Police and military deployments in Kampala are regularly enhanced during international conferences, but after the July 11 bombings that left 76 dead, security is such that entering a shopping mall is similar to boarding a plane.
"Following the recent attack in Uganda, we have stepped up our security measures to a level that has never been seen," Deputy Foreign Minister Okello Oryem told AFP.
"Unfortunately, I think it has infringed on people's freedom to enjoy themselves," he added.
Kampala was chosen to host the 15th African Union heads of state summit, which opens today, long before the region's deadliest attacks in 12 years gave the venue extra significance.

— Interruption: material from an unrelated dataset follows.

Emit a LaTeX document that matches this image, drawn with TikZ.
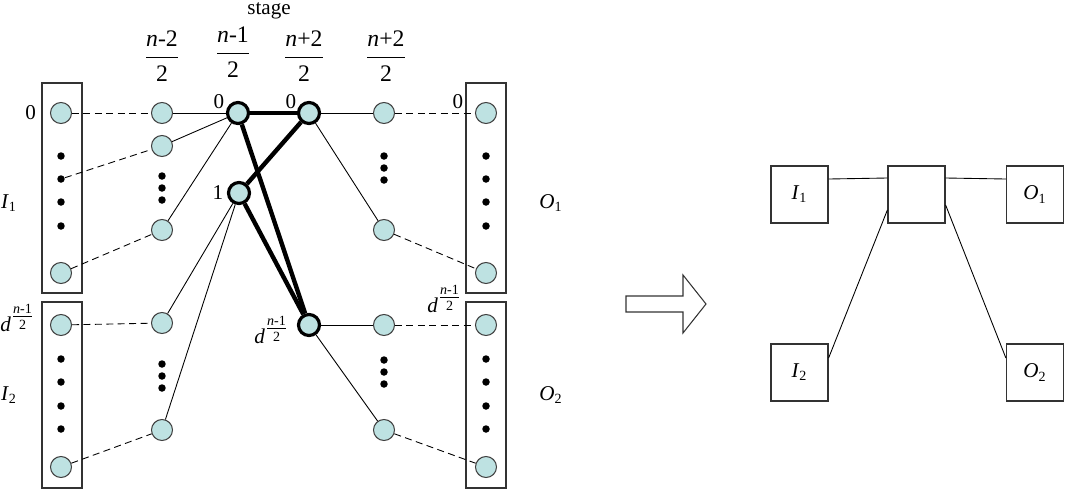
\documentclass[tikz,border=0pt]{standalone}
\usepackage{amsmath}
\usepackage{fontspec}
\setmainfont{Liberation Serif}
\usetikzlibrary{positioning, backgrounds}
\definecolor{vfill}{RGB}{190,226,226}
\newcommand{\idx}[2]{\textit{#1}\textsubscript{#2}}
\newcommand{\stfrac}[1]{{\fontsize{13.5}{16}\selectfont$\dfrac{\text{\textit{n}#1}}{\text{2}}$}}
\newcommand{\dpow}{\textit{d}$^{\genfrac{}{}{}{1}{\text{\textit{n}-1}}{\text{2}}}$}

\begin{document}
\begin{tikzpicture}[
    x=0.02cm, y=-0.02cm,
    font=\fontsize{12}{14}\selectfont,
    vtx/.style={circle, draw=black!75, fill=vfill, line width=0.6pt, minimum size=0.42cm, inner sep=0pt},
    hub/.style={vtx, draw=black, line width=1.8pt},
    dot/.style={circle, fill=black, minimum size=0.15cm, inner sep=0pt},
    grp/.style={draw=black!80, line width=0.6pt, minimum width=0.8cm, inner sep=0pt},
    blk/.style={draw=black!80, line width=0.7pt, minimum size=1.14cm, inner sep=0pt},
    lbl/.style={inner sep=1pt},
    wire/.style={line width=0.5pt},
    dwire/.style={wire, dash pattern=on 4pt off 2.5pt},
    heavy/.style={line width=2.5pt},
  ]
  \useasboundingbox (0,0) rectangle (1090,494);

  % --- Header ---
  \node[lbl] (stage) at (269,11) {stage};
  \node[lbl] (f1) at (162,56) {\stfrac{-2}};
  \node[lbl] (f2) at (233,52) {\stfrac{-1}};
  \node[lbl] (f3) at (304,56) {\stfrac{+2}};
  \node[lbl] (f4) at (386,56) {\stfrac{+2}};

  % --- Input groups ---
  \node[grp, minimum height=4.2cm] (I1box) at (62,188) {};
  \node[grp, minimum height=3.72cm] (I2box) at (62,395) {};
  \node[vtx] (in1a) at (61,113) {};
  \node[vtx] (in1b) at (61,273) {};
  \node[vtx] (in2a) at (61,325) {};
  \node[vtx] (in2b) at (61,467) {};
  \node[dot] (i1d1) at (61,156) {}; \node[dot] (i1d2) at (61,179) {};
  \node[dot] (i1d3) at (61,202) {}; \node[dot] (i1d4) at (61,226) {};
  \node[dot] (i2d1) at (61,359) {}; \node[dot] (i2d2) at (61,382) {};
  \node[dot] (i2d3) at (61,406) {}; \node[dot] (i2d4) at (61,429) {};
  \node[lbl, anchor=east] (z0) at (38,113) {0};
  \node[lbl, anchor=east] (dI) at (37,318) {\dpow};
  \node[lbl] (I1) at (9,203) {\idx{I}{1}};
  \node[lbl] (I2) at (9,395) {\idx{I}{2}};

  % --- Stage columns ---
  \node[vtx] (s1a) at (162,113) {};
  \node[vtx] (s1b) at (162,146) {};
  \node[vtx] (s1c) at (162,230) {};
  \node[vtx] (s1d) at (162,323) {};
  \node[vtx] (s1e) at (162,430) {};
  \node[dot] (c1u1) at (162,176) {}; \node[dot] (c1u2) at (162,188) {}; \node[dot] (c1u3) at (162,200) {};
  \node[dot] (c1l1) at (162,364) {}; \node[dot] (c1l2) at (162,376) {}; \node[dot] (c1l3) at (162,388) {};

  \node[hub] (s2a) at (238,113) {};
  \node[hub] (s2b) at (239,193) {};
  \node[hub] (s3a) at (309,113) {};
  \node[hub] (s3b) at (309,325) {};
  \node[lbl] (z2a) at (219,102) {0};
  \node[lbl] (z2b) at (218,193) {1};
  \node[lbl] (z3a) at (291,102) {0};
  \node[lbl, anchor=east] (d3b) at (291,330) {\dpow};

  \node[vtx] (s4a) at (384,113) {};
  \node[vtx] (s4b) at (384,230) {};
  \node[vtx] (s4c) at (384,325) {};
  \node[vtx] (s4d) at (384,430) {};
  \node[dot] (c4u1) at (384,156) {}; \node[dot] (c4u2) at (384,168) {}; \node[dot] (c4u3) at (384,180) {};
  \node[dot] (c4l1) at (384,360) {}; \node[dot] (c4l2) at (384,372) {}; \node[dot] (c4l3) at (384,384) {};

  % --- Output groups ---
  \node[grp, minimum height=4.2cm] (O1box) at (486,188) {};
  \node[grp, minimum height=3.72cm] (O2box) at (486,395) {};
  \node[vtx] (out1a) at (486,113) {};
  \node[vtx] (out1b) at (486,273) {};
  \node[vtx] (out2a) at (486,325) {};
  \node[vtx] (out2b) at (486,467) {};
  \node[dot] (o1d1) at (486,156) {}; \node[dot] (o1d2) at (486,179) {};
  \node[dot] (o1d3) at (486,202) {}; \node[dot] (o1d4) at (486,226) {};
  \node[dot] (o2d1) at (486,359) {}; \node[dot] (o2d2) at (486,382) {};
  \node[dot] (o2d3) at (486,406) {}; \node[dot] (o2d4) at (486,429) {};
  \node[lbl] (z5) at (458,102) {0};
  \node[lbl, anchor=east] (dO) at (464,299) {\dpow};
  \node[lbl] (O1) at (551,203) {\idx{O}{1}};
  \node[lbl] (O2) at (551,395) {\idx{O}{2}};

  % --- Dashed links to the groups ---
  \draw[dwire] (in1a) -- (s1a);
  \draw[dwire] (i1d2) -- (s1b);
  \draw[dwire] (in1b) -- (s1c);
  \draw[dwire] (in2a) -- (s1d);
  \draw[dwire] (in2b) -- (s1e);
  \draw[dwire] (s4a) -- (out1a);
  \draw[dwire] (s4b) -- (out1b);
  \draw[dwire] (s4c) -- (out2a);
  \draw[dwire] (s4d) -- (out2b);

  % --- Stage links ---
  \draw[wire] (s1a) -- (s2a);
  \draw[wire] (s1b) -- (s2a);
  \draw[wire] (s1c) -- (s2a);
  \draw[wire] (s1d) -- (s2b);
  \draw[wire] (s1e) -- (s2b);
  \draw[wire] (s3a) -- (s4a);
  \draw[wire] (s3a) -- (s4b);
  \draw[wire] (s3b) -- (s4c);
  \draw[wire] (s3b) -- (s4d);

  % --- Heavy core ---
  \draw[heavy] (s2a) -- (s3a);
  \draw[heavy] (s3a) -- (s2b);
  \draw[heavy] (s2a) -- (s3b);
  \draw[heavy] (s2b) -- (s3b);

  % --- Block arrow ---
  \draw[line width=0.6pt, draw=black!80] (626,296) -- (683,296) -- (683,275) -- (706,304)
    -- (683,333) -- (683,312) -- (626,312) -- cycle;

  % --- Reduced graph ---
  \node[blk] (rI1) at (799.5,194.5) {\idx{I}{1}};
  \node[blk] (rmid) at (916.5,194.5) {};
  \node[blk] (rO1) at (1035,194.5) {\idx{O}{1}};
  \node[blk] (rI2) at (799.5,372.5) {\idx{I}{2}};
  \node[blk] (rO2) at (1035,372.5) {\idx{O}{2}};

  \draw[wire] ([yshift=0.31cm]rI1.east) -- ([yshift=0.33cm]rmid.west);
  \draw[wire] ([yshift=0.33cm]rmid.east) -- ([yshift=0.31cm]rO1.west);
  \draw[wire] ([yshift=0.29cm]rI2.east) -- ([yshift=-0.31cm]rmid.west);
  \draw[wire] ([yshift=-0.21cm]rmid.east) -- ([yshift=0.29cm]rO2.west);

\end{tikzpicture}
\end{document}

It is an AU force that Uganda has led in Mogadishu since 2007 to support the fragile Somali transition government. That role was the reason the Al Qaeda-inspired Shabab group claimed responsibility for the Kampala attacks in a bid to force Uganda to withdraw from Somalia.
The Ugandan authorities immediately responded by assuring its fellow AU members that the summit was still on and should serve as a platform to muster more regional and international support for efforts to root out the Somali insurgents.
At a popular city centre shopping mall with several restaurants and Kampala's only cinema, motorists and pedestrians are now forced to join long queues while they wait for their handbags, bodies and vehicles to be checked.
A security official this week got into a verbal spat with a would-be shopper who was frustrated by the delays.
"Others are not complaining!" the officer shouted, silencing the woman who was irked about her bag being thoroughly taken apart and inspected.
"All this is to ensure that all the delegates that are here and all the Ugandans do have 100 percent security and there is no repetition of what happened on 7/11," Oryem said, justifying the inconveniences.
Shortly after the attacks, Uganda's president balked at the notion that the summit should be rescheduled or relocated.
"Africa Union not take place because of this incidence? No! That is all rubbish," Yoweri Museveni told reporters at his country home in western Uganda.
"The African Union is not going to take place in a pitch," he added, referring to the rugby club which was one of the two spots targeted by the blasts on July 11 as crowds gathered to watch the football World Cup final.
A visible reminder of this contrast is the massive deployment of security personnel along the road that connects Kampala and the resort hosting the AU meeting.
Calling in re-enforcements from the anti-riot squads, the regular and military police, Uganda has positioned a two-person unit every 50 meters (55 yards) on both sides of the six-kilometre (3.7-mile) road.
A spokesman for the Speke Resort that is hosting the AU meeting said that given the plethora of screenings and checks required to access the summit grounds, it is possible a high speed traffic accident poses the worst security risk.
"You have all these convoys, driving at break-neck speeds, and I think the speeds they are driving at are a bit too excessive, especially when they are carrying nobody," Timothy Bukumunhe told AFP.